Quick story. Recently, I was asked to participate in a small, but lovely literary festival here in my home town. Established writers. . .good food. . .panel discussions. . .book signings. The usual stuff. Sounds cool, right? And it is. Here’s my issue: I was a replacement. An author that I’m friendly with couldn’t do it, so he recommended me. Now, I’m not complaining; I’m delighted and grateful to participate, but I also couldn’t help wonder if I was putting myself “out there” more would I have been contacted first? Would I have been asked at all had my generous writer friend not put my name forward? Hmmm. . .
Let me stop right here. I freely admit that I sound like a bitter, underappreciated artist that, despite his so-called talent, isn’t getting his due. I know this whole post just screams, “Egomaniac!” And I accept that. I’ll even go a step further and flatly state that I, having published four novels, am an egomaniac.
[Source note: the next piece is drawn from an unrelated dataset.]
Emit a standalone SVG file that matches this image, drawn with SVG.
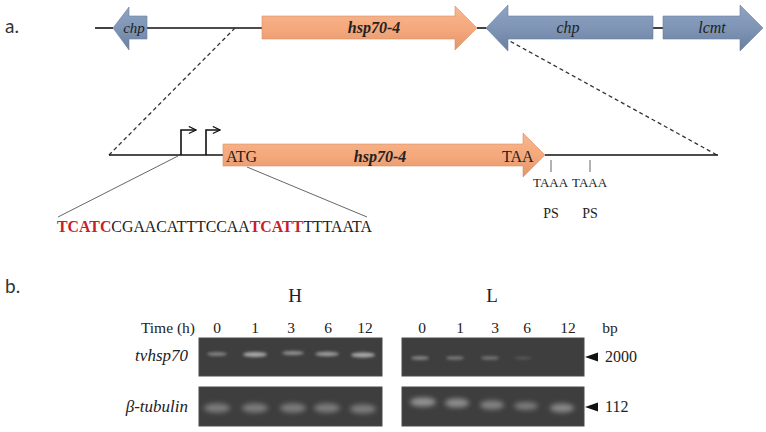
<svg xmlns="http://www.w3.org/2000/svg" width="766" height="432" viewBox="0 0 766 432">
<style>
.ser{font-family:"Liberation Serif","Times New Roman",serif;fill:#222}
.it{font-style:italic}
.bi{font-style:italic;font-weight:bold}
.lab{font-family:Lato,"Open Sans","Liberation Sans",sans-serif;font-size:19px;fill:#333}
.ln{stroke:#111;stroke-width:1.6;fill:none}
.thin{stroke:#555;stroke-width:0.9;fill:none}
.dash{stroke:#333;stroke-width:1.3;stroke-dasharray:4 3;fill:none}
.blue{fill:url(#gb);stroke:#6a7f9e;stroke-width:0.6}
.orange{fill:url(#go);stroke:#d8906a;stroke-width:0.6}
.gel{fill:#3e3e3e;stroke:#4a4a4a;stroke-width:1}
.band{fill:#bdbdbd;filter:url(#bl)}
.tband{fill:#b0b0b0;filter:url(#bl2)}
.red{fill:#c8202a;font-weight:bold}
</style>
<defs>
<linearGradient id="gb" x1="0" y1="0" x2="0" y2="1">
<stop offset="0" stop-color="#8fa4c2"/><stop offset="0.5" stop-color="#7f95b6"/><stop offset="1" stop-color="#6b7f9f"/>
</linearGradient>
<linearGradient id="go" x1="0" y1="0" x2="0" y2="1">
<stop offset="0" stop-color="#f8b68f"/><stop offset="0.5" stop-color="#f5a97c"/><stop offset="1" stop-color="#e3956a"/>
</linearGradient>
<filter id="bl" x="-50%" y="-100%" width="200%" height="300%"><feGaussianBlur stdDeviation="1.5"/></filter>
<filter id="bl2" x="-50%" y="-100%" width="200%" height="300%"><feGaussianBlur stdDeviation="2.4"/></filter>
<marker id="pa" viewBox="0 0 10 10" refX="9" refY="5" markerWidth="9" markerHeight="9" orient="auto" markerUnits="userSpaceOnUse"><path d="M1 1 L9 5 L1 9" fill="none" stroke="#111" stroke-width="1.3"/></marker>
</defs>
<rect width="766" height="432" fill="#fff"/>
<text class="lab" x="5" y="33">a.</text>
<text class="lab" x="5" y="293">b.</text>
<g id="connectors">
<line class="ln" x1="95" y1="28" x2="113" y2="28"/>
<line class="ln" x1="147" y1="28" x2="262" y2="28"/>
<line class="ln" x1="477" y1="28" x2="486" y2="28"/>
<line class="ln" x1="653" y1="28" x2="663" y2="28"/>
<line class="dash" x1="235" y1="28" x2="109" y2="155"/>
<line class="dash" x1="486" y1="28" x2="717" y2="155"/>
<line class="ln" x1="109" y1="155" x2="223" y2="155"/>
<line class="ln" x1="545" y1="155" x2="718" y2="155"/>
<polyline class="ln" points="181,155 181,130 196,130" marker-end="url(#pa)"/>
<polyline class="ln" points="206,155 206,130 220,130" marker-end="url(#pa)"/>
<line class="thin" x1="178" y1="156" x2="58" y2="217"/>
<line class="thin" x1="247" y1="167" x2="367" y2="217"/>
<line class="thin" x1="551" y1="160" x2="551" y2="172"/>
<line class="thin" x1="590" y1="160" x2="590" y2="172"/>
</g>
<g id="chp-left">
<polygon class="blue" points="113,28 129,7 129,16 147,16 147,39 129,39 129,50"/>
<text class="ser it" x="134" y="33" font-size="15" text-anchor="middle">chp</text>
</g>
<g id="hsp70-top">
<polygon class="orange" points="262,16 455,16 455,6 477,28 455,50 455,39 262,39"/>
<text class="ser bi" x="374" y="33" font-size="16" text-anchor="middle">hsp70-4</text>
</g>
<g id="chp-right">
<polygon class="blue" points="486,28 508,5 508,16 653,16 653,39 508,39 508,51"/>
<text class="ser it" x="568" y="33" font-size="16" text-anchor="middle">chp</text>
</g>
<g id="lcmt">
<polygon class="blue" points="663,16 740,16 740,5 763,28 740,51 740,39 663,39"/>
<text class="ser it" x="712" y="33" font-size="16" text-anchor="middle">lcmt</text>
</g>
<g id="hsp70-detail">
<polygon class="orange" points="223,144 523,144 523,133 545,155 523,177 523,166 223,166"/>
<text class="ser" x="226" y="162" font-size="16">ATG</text>
<text class="ser bi" x="380" y="162" font-size="16" text-anchor="middle">hsp70-4</text>
<text class="ser" x="502" y="162" font-size="16">TAA</text>
</g>
<g id="polyA">
<text class="ser" x="533" y="187" font-size="13">TAAA</text>
<text class="ser" x="572" y="187" font-size="13">TAAA</text>
<text class="ser" x="551" y="218" font-size="14" text-anchor="middle">PS</text>
<text class="ser" x="590" y="218" font-size="14" text-anchor="middle">PS</text>
</g>
<g id="sequence">
<text class="ser" x="57" y="232" font-size="16" textLength="315" lengthAdjust="spacingAndGlyphs"><tspan class="red">TCATC</tspan>CGAACATTTCCAA<tspan class="red">TCATT</tspan>TTTAATA</text>
</g>
<g id="gel-labels">
<text class="ser" x="295" y="302" font-size="19" text-anchor="middle">H</text>
<text class="ser" x="492" y="302" font-size="19" text-anchor="middle">L</text>
<text class="ser" x="195" y="333" font-size="15.5" text-anchor="end">Time (h)</text>
<g class="ser" font-size="15.5" text-anchor="middle">
<text x="217" y="333">0</text><text x="255" y="333">1</text><text x="291" y="333">3</text><text x="328" y="333">6</text><text x="365" y="333">12</text>
<text x="422" y="333">0</text><text x="460" y="333">1</text><text x="495" y="333">3</text><text x="527" y="333">6</text><text x="568" y="333">12</text>
<text x="610" y="333">bp</text>
</g>
<text class="ser it" x="188" y="361" font-size="17" text-anchor="end">tvhsp70</text>
<text class="ser it" x="188" y="412" font-size="17" text-anchor="end">β-tubulin</text>
</g>
<g id="gel-H-hsp">
<rect class="gel" x="199" y="338" width="183" height="38"/>
<ellipse class="band" cx="217" cy="354" rx="10" ry="1.8" opacity="0.6"/>
<ellipse class="band" cx="255" cy="354.5" rx="12" ry="2.4" opacity="0.85"/>
<ellipse class="band" cx="293" cy="353" rx="11" ry="2" opacity="0.65"/>
<ellipse class="band" cx="327" cy="354" rx="12" ry="2.2" opacity="0.75"/>
<ellipse class="band" cx="363" cy="355" rx="12" ry="2.6" opacity="0.85"/>
</g>
<g id="gel-L-hsp">
<rect class="gel" x="402" y="338" width="182" height="38"/>
<ellipse class="band" cx="420" cy="358" rx="9" ry="1.8" opacity="0.6"/>
<ellipse class="band" cx="455" cy="358" rx="9" ry="1.6" opacity="0.55"/>
<ellipse class="band" cx="490" cy="358" rx="9" ry="1.6" opacity="0.5"/>
<ellipse class="band" cx="523" cy="358" rx="9" ry="1.2" opacity="0.25"/>
</g>
<g id="gel-H-tub">
<rect class="gel" x="199" y="387" width="183" height="39"/>
<ellipse class="tband" cx="217" cy="408" rx="13" ry="4.5" opacity="0.55"/>
<ellipse class="tband" cx="255" cy="408" rx="13" ry="4.5" opacity="0.55"/>
<ellipse class="tband" cx="293" cy="408" rx="13" ry="4.5" opacity="0.55"/>
<ellipse class="tband" cx="327" cy="408" rx="13" ry="4.5" opacity="0.55"/>
<ellipse class="tband" cx="363" cy="409" rx="13" ry="4.5" opacity="0.55"/>
</g>
<g id="gel-L-tub">
<rect class="gel" x="402" y="387" width="182" height="39"/>
<ellipse class="tband" cx="423" cy="402" rx="13" ry="4.5" opacity="0.75"/>
<ellipse class="tband" cx="457" cy="403" rx="12" ry="4.5" opacity="0.7"/>
<ellipse class="tband" cx="492" cy="405" rx="12" ry="4.5" opacity="0.6"/>
<ellipse class="tband" cx="526" cy="406" rx="12" ry="4" opacity="0.55"/>
<ellipse class="tband" cx="562" cy="408" rx="12" ry="4.5" opacity="0.65"/>
</g>
<g id="size-markers">
<polygon points="585,357 598,352.5 598,361.5" fill="#111"/>
<text class="ser" x="605" y="362" font-size="16">2000</text>
<polygon points="585,407 598,402.5 598,411.5" fill="#111"/>
<text class="ser" x="605" y="412" font-size="16">112</text>
</g>
</svg>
I write, after all, so that kind of comes with the territory. But along with the ego maniacal tendencies comes the crushing self-doubt, and right or wrong, I can’t help but feel slighted.
But I didn’t write this too bitch and moan. Well, that wasn’t my entire point. Musing on the matter led me to some questions I genuinely am interested in receiving answers to. . .your answers. So here’s a short list of them. Please, answer any/all you feel strongly about. And thanks in advance for the feedback.
Question #1: How do introverts, who prefer to remain relatively anonymous, but also want OUR WORK to gain exposure, promote ourselves offline?
Question #2: Are conferences/festivals/book events worth it? Sub-question: is networking as painful as it seems (at least, to me)?
Question #3: Do you think extroverts/skillful promoters really do have an advantage over the rest of us (us, meaning, me)?
Question #4: Do you really find it helpful when you attend lectures/talks/Q&As by authors?